D’autre part, le débat a de plus en plus le mérite de la clarté, à mesure que les conditions climatiques et environnementales s’aggravent, – et elles s’aggravent vraiment très vite. De plus en plus, la bataille se simplifie en même temps qu’elle devient fondamentale en concernant directement le Système, comme producteur de la catastrophe universelle de la crise environnementale et climatique, et, de l’autre côté, cette communauté scientifique. Le paradoxe, par ailleurs très habituel, est que cette communauté scientifique est directement responsable (éventuellement “responsable mais pas coupable” ?) de la surpuissance du Système, donc de ce processus de destruction de l’univers, puisque c’est elle qui a développé le système du technologisme qui en est l’outil principal.

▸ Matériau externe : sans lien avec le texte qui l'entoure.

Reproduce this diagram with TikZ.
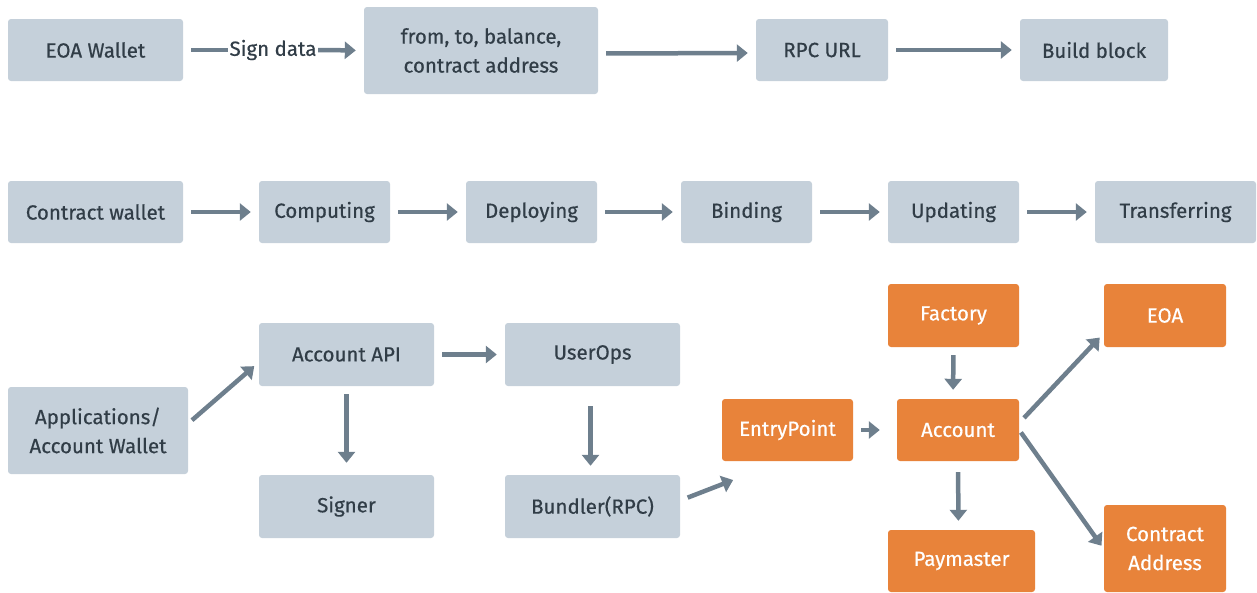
\documentclass[tikz,border=0pt]{standalone}
\usepackage{fontspec}
\setmainfont{Fira Sans}
\newfontfamily\boxfont{Fira Sans}[FakeBold=0.5]
\usetikzlibrary{arrows.meta,calc}
\definecolor{boxgrey}{HTML}{C5D0DA}
\definecolor{txtgrey}{HTML}{313D47}
\definecolor{arrgrey}{HTML}{6E7F8D}
\definecolor{boxorange}{HTML}{E8833A}
\tikzset{
  gbox/.style={fill=boxgrey, text=txtgrey, rounded corners=3pt, inner sep=0pt, align=center, font=\boxfont\fontsize{20.5}{29}\selectfont},
  obox/.style={fill=boxorange, text=white, rounded corners=3pt, inner sep=0pt, align=center, font=\boxfont\fontsize{20.5}{29}\selectfont},
  conn/.style={draw=arrgrey, line width=4.5pt, -{Triangle[length=11pt,width=17pt]}, shorten <=8pt, shorten >=8pt},
  plainconn/.style={draw=arrgrey, line width=4.5pt, shorten <=8pt, shorten >=0pt},
}
\begin{document}
\begin{tikzpicture}[x=1pt,y=-1pt]
\useasboundingbox (0,0) rectangle (1257,592);
% Row 1
\node[gbox, minimum width=175pt, minimum height=62pt] (eoaw) at (95.5,50) {EOA Wallet};
\node[gbox, minimum width=234pt, minimum height=87pt] (fromto) at (481,50.5) {from, to, balance,\\contract address};
\node[gbox, minimum width=132pt, minimum height=62pt] (rpc) at (822,50) {RPC URL};
\node[gbox, minimum width=148pt, minimum height=62pt] (build) at (1094,50) {Build block};
\node[text=txtgrey, inner sep=1.5pt, font=\boxfont\fontsize{20.5}{24}\selectfont] (sign) at (273,50) {Sign data};
\draw[plainconn] (eoaw.east) -- (sign.west);
\draw[conn, shorten <=0pt] (sign.east) -- (fromto.west);
\draw[conn] ([yshift=-3pt]fromto.east) -- ([yshift=-3pt]rpc.west);
\draw[conn] (rpc.east) -- (build.west);
% Row 2
\node[gbox, minimum width=175pt, minimum height=62pt] (cw) at (95.5,212) {Contract wallet};
\node[gbox, minimum width=131pt, minimum height=62pt] (comp) at (324.5,212) {Computing};
\node[gbox, minimum width=131pt, minimum height=62pt] (depl) at (531.5,212) {Deploying};
\node[gbox, minimum width=131pt, minimum height=62pt] (bind) at (746.5,212) {Binding};
\node[gbox, minimum width=131pt, minimum height=62pt] (upd) at (953.5,212) {Updating};
\node[gbox, minimum width=161pt, minimum height=62pt] (trans) at (1175.5,212) {Transferring};
\draw[conn] (cw.east) -- (comp.west);
\draw[conn] (comp.east) -- (depl.west);
\draw[conn] (depl.east) -- (bind.west);
\draw[conn] (bind.east) -- (upd.west);
\draw[conn] (upd.east) -- (trans.west);
% Row 3
\node[gbox, minimum width=180pt, minimum height=87pt] (apps) at (98,430.5) {Applications/\\Account Wallet};
\node[gbox, minimum width=175pt, minimum height=63pt] (api) at (346.5,354.5) {Account API};
\node[gbox, minimum width=175pt, minimum height=63pt] (uops) at (592.5,354.5) {UserOps};
\node[gbox, minimum width=175pt, minimum height=63pt] (signer) at (346.5,506.5) {Signer};
\node[gbox, minimum width=175pt, minimum height=63pt] (bundler) at (592.5,506.5) {Bundler(RPC)};
\node[obox, minimum width=131pt, minimum height=62pt] (entry) at (787.5,430) {EntryPoint};
\node[obox, minimum width=131pt, minimum height=63pt] (factory) at (953.5,315.5) {Factory};
\node[obox, minimum width=122pt, minimum height=62pt] (account) at (958,430) {Account};
\node[obox, minimum width=122pt, minimum height=63pt] (eoa) at (1165,315.5) {EOA};
\node[obox, minimum width=147pt, minimum height=62pt] (pay) at (961.5,561) {Paymaster};
\node[obox, minimum width=122pt, minimum height=87pt] (ca) at (1165,548.5) {Contract\\Address};
\draw[conn, shorten <=5pt, shorten >=6pt] ($(apps.east)+(0,-7)$) -- ($(api.south west)+(0,-24)$);
\draw[conn] (api.east) -- (uops.west);
\draw[conn, shorten <=8pt, shorten >=12pt] (api.south) -- (signer.north);
\draw[conn, shorten <=20pt, shorten >=9pt] ([xshift=-2pt]uops.south) -- ([xshift=-2pt]bundler.north);
\draw[conn, shorten <=8pt, shorten >=5pt] ($(bundler.east)+(0,-6)$) -- ($(entry.south west)+(16,17)$);
\draw[conn] (entry.east) -- ([xshift=-9pt]account.west);
\draw[conn, shorten >=9pt] (factory.south) -- ([xshift=-5pt]account.north);
\draw[conn, shorten <=11pt, shorten >=9pt] (account.south) -- ([xshift=-3pt]pay.north);
\draw[conn, shorten <=7pt, shorten >=6pt] ($(account.east)+(0,-7)$) -- ($(eoa.south west)+(0,-14)$);
\draw[conn, shorten <=3pt, shorten >=4pt] (account.east) -- ($(ca.west)+(0,0.5)$);
\end{tikzpicture}
\end{document}
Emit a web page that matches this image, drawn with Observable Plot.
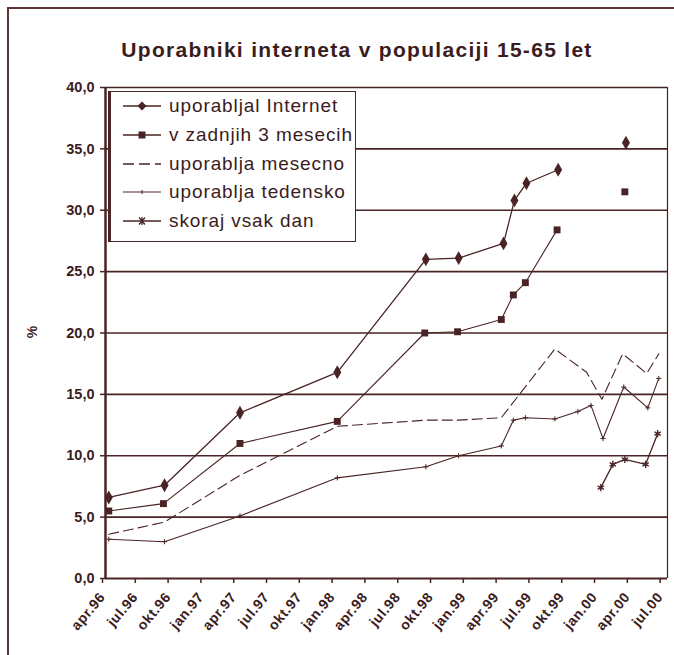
<!DOCTYPE html>
<html><head><meta charset="utf-8">
<script src="https://cdn.jsdelivr.net/npm/d3@7"></script>
<script src="https://cdn.jsdelivr.net/npm/@observablehq/plot@0.6"></script>
<style>
body{margin:0;background:#fff;}
#wrap{position:relative;width:674px;height:655px;overflow:hidden;background:#fff;font-family:"Liberation Sans",Arial,sans-serif;color:#3b1c1c;}
#frame{position:absolute;left:7px;top:7px;width:700px;height:700px;border-left:2px solid #5b3434;border-top:2px solid #5b3434;}
#title{position:absolute;left:20px;width:674px;top:38px;text-align:center;font-weight:bold;font-size:21px;letter-spacing:1.3px;}
#chart{position:absolute;left:0;top:60px;}
#ylab{position:absolute;left:22px;top:324px;width:20px;text-align:center;font-weight:bold;font-size:14px;transform:rotate(-90deg);}
#legend{position:absolute;left:108px;top:91px;width:248px;height:151px;background:#fff;border:1.5px solid #4a2626;border-left:3px solid #4a2626;box-sizing:border-box;}
.row{position:absolute;left:10px;height:26px;display:flex;align-items:center;font-size:19px;letter-spacing:0.9px;white-space:nowrap;}
.row svg{margin-right:6px;}
</style></head>
<body>
<div id="wrap">
  <div id="frame"></div>
  <div id="title">Uporabniki interneta v populaciji 15-65 let</div>
  <div id="chart"></div>
  <div id="ylab">%</div>
  <div id="legend"></div>
</div>
<script>
// ---- data (x = months since April 1996) ----
const seriesNames = ["uporabljal Internet", "v zadnjih 3 mesecih", "uporablja mesecno", "uporablja tedensko", "skoraj vsak dan"];

const internetM = [0.3, 5.4, 12.3, 21.2, 29.3, 32.3, 36.4, 37.4, 38.5, 41.4, 45.0, 47.6];
const internetV = [6.6, 7.6, 13.5, 16.8, 26.0, 26.1, 27.3, 30.8, 32.2, 33.3, null, 35.5];

const threeMonthsM = [0.3, 5.3, 12.3, 21.2, 29.2, 32.2, 36.2, 37.3, 38.4, 41.3, 45.0, 47.5];
const threeMonthsV = [5.5, 6.1, 11.0, 12.8, 20.0, 20.1, 21.1, 23.1, 24.1, 28.4, null, 31.5];

const monthlyM = [0.3, 5.4, 12.3, 21.2, 29.3, 32.3, 36.2, 41.1, 44.0, 45.4, 47.3, 49.5, 50.6];
const monthlyV = [3.6, 4.6, 8.4, 12.4, 12.9, 12.9, 13.1, 18.7, 16.8, 14.6, 18.3, 16.7, 18.3];

const weeklyM = [0.3, 5.4, 12.3, 21.2, 29.3, 32.3, 36.2, 37.3, 38.4, 41.1, 43.2, 44.4, 45.5, 47.4, 49.6, 50.6];
const weeklyV = [3.2, 3.0, 5.1, 8.2, 9.1, 10.0, 10.8, 12.9, 13.1, 13.0, 13.6, 14.1, 11.4, 15.6, 13.9, 16.3];

const dailyM = [45.3, 46.4, 47.5, 49.4, 50.5];
const dailyV = [7.4, 9.3, 9.7, 9.3, 11.8];

const xTickMonths = [0, 3, 6, 9, 12, 15, 18, 21, 24, 27, 30, 33, 36, 39, 42, 45, 48, 51];
const xTickLabels = ["apr.96","jul.96","okt.96","jan.97","apr.97","jul.97","okt.97","jan.98","apr.98","jul.98","okt.98","jan.99","apr.99","jul.99","okt.99","jan.00","apr.00","jul.00"];
const yTicks = [0, 5, 10, 15, 20, 25, 30, 35, 40];
const yTickLabels = ["0,0","5,0","10,0","15,0","20,0","25,0","30,0","35,0","40,0"];

// ---- build tables ----
const toRows = (ms, vs) => ms.map((m, i) => ({m, v: vs[i]}));
const internet = toRows(internetM, internetV);
const threeMonths = toRows(threeMonthsM, threeMonthsV);
const monthly = toRows(monthlyM, monthlyV);
const weekly = toRows(weeklyM, weeklyV);
const daily = toRows(dailyM, dailyV);

const C = "#4a2424";
const T = "#3b1c1c";

const chart = Plot.plot({
  width: 674,
  height: 595,
  marginLeft: 105,
  marginRight: 7,
  marginTop: 27,
  marginBottom: 77,
  style: {background: "transparent", color: T, fontFamily: "'Liberation Sans', Arial, sans-serif"},
  x: {type: "linear", domain: [0, 51.4]},
  y: {type: "linear", domain: [0, 40]},
  marks: [
    Plot.ruleY(yTicks.slice(1), {stroke: C, strokeWidth: 1.6}),
    Plot.ruleX([51.4], {stroke: C, strokeWidth: 1.2}),
    Plot.axisY({ticks: yTicks, tickFormat: d => yTickLabels[yTicks.indexOf(d)], tickSize: 5, tickPadding: 6,
      fontSize: 14.5, fontWeight: "bold", stroke: C, strokeWidth: 1.5, label: null}),
    Plot.axisX({ticks: xTickMonths, tickFormat: d => xTickLabels[xTickMonths.indexOf(d)], tickRotate: -50,
      tickSize: 5, tickPadding: 11, dx: -3, fontSize: 14, fontWeight: "bold", stroke: C, strokeWidth: 1.5, label: null}),
    Plot.ruleY([0], {stroke: C, strokeWidth: 2}),
    Plot.ruleX([0], {stroke: C, strokeWidth: 2.5}),
    // series
    Plot.line(monthly, {x: "m", y: "v", stroke: C, strokeWidth: 1.1, strokeDasharray: "10,5"}),
    Plot.line(weekly, {x: "m", y: "v", stroke: C, strokeWidth: 1.1}),
    Plot.dot(weekly, {x: "m", y: "v", symbol: "plus", r: 1.8, stroke: C, strokeWidth: 1}),
    Plot.line(threeMonths, {x: "m", y: "v", stroke: C, strokeWidth: 1.1}),
    Plot.dot(threeMonths, {x: "m", y: "v", symbol: "square", r: 3.9, fill: C, stroke: "none"}),
    Plot.line(internet, {x: "m", y: "v", stroke: C, strokeWidth: 1.3}),
    Plot.dot(internet, {x: "m", y: "v", symbol: "diamond", r: 4.2, fill: C, stroke: "none"}),
    Plot.line(daily, {x: "m", y: "v", stroke: C, strokeWidth: 1.3}),
    Plot.dot(daily, {x: "m", y: "v", symbol: "asterisk", r: 3.4, stroke: C, strokeWidth: 1.4})
  ]
});
chart.querySelectorAll("g[aria-label='x-axis tick label'] text").forEach(t => t.setAttribute("letter-spacing", "0.6"));
document.getElementById("chart").appendChild(chart);

// ---- legend ----
const legend = document.getElementById("legend");
const samples = [
  '<line x1="2" y1="8" x2="40" y2="8" stroke="'+C+'" stroke-width="1.4"/><path d="M21 3.5 L25.5 8 L21 12.5 L16.5 8Z" fill="'+C+'"/>',
  '<line x1="2" y1="8" x2="40" y2="8" stroke="'+C+'" stroke-width="1.4"/><rect x="17.5" y="4.5" width="7" height="7" fill="'+C+'"/>',
  '<line x1="2" y1="8" x2="40" y2="8" stroke="'+C+'" stroke-width="1.3" stroke-dasharray="11,5"/>',
  '<line x1="2" y1="8" x2="40" y2="8" stroke="'+C+'" stroke-width="1.1"/><path d="M21 6 V10" stroke="'+C+'" stroke-width="1"/>',
  '<line x1="2" y1="8" x2="40" y2="8" stroke="'+C+'" stroke-width="1.3"/><path d="M18 4.5 L24 11.5 M24 4.5 L18 11.5 M21 4 V12" stroke="'+C+'" stroke-width="1.3"/>'
];
seriesNames.forEach((name, i) => {
  const row = document.createElement("div");
  row.className = "row";
  row.style.top = (1 + i * 28.8) + "px";
  row.innerHTML = '<svg width="42" height="16">' + samples[i] + '</svg><span>' + name + '</span>';
  legend.appendChild(row);
});
</script>
</body></html>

C’est un cas particulièrement poignant et paradoxal du cas général de la crise du Système et des impulsions de révolte contre le Système que cette crise suscite.

Ces conditions très ambigües d’une éventuelle “révolte des scientifiques”, après avoir été un frein tant qu’existait une certaine illusion d’action des pouvoirs politiques, sont sans aucun doute des conditions objectives d’aggravation des tensions dans le sens qu’on décrit ici, notamment à cause des sentiments de culpabilité qu’elles nourrissent, d’autre part à cause de l’aggravation permanent de la crise environnementale et climatique générale, enfin à cause de l’impuissance et de l’inertie grandissantes du pouvoir politique en général. Il est par conséquent très possible que ce type d’action, de rébellion civique de la part de scientifiques, en viennent à se multiplier, ajoutant un volet de plus dans le processus de désordre et de déstructuration du Système lui-même. Dans tous les cas, ce cas, la “révolte des scientifiques”, doit être considéré comme un élément intéressant du vaste domaine de la révolte générale contre le Système, qui est désormais un aspect important de l’évolution de la crise et de la situation générale.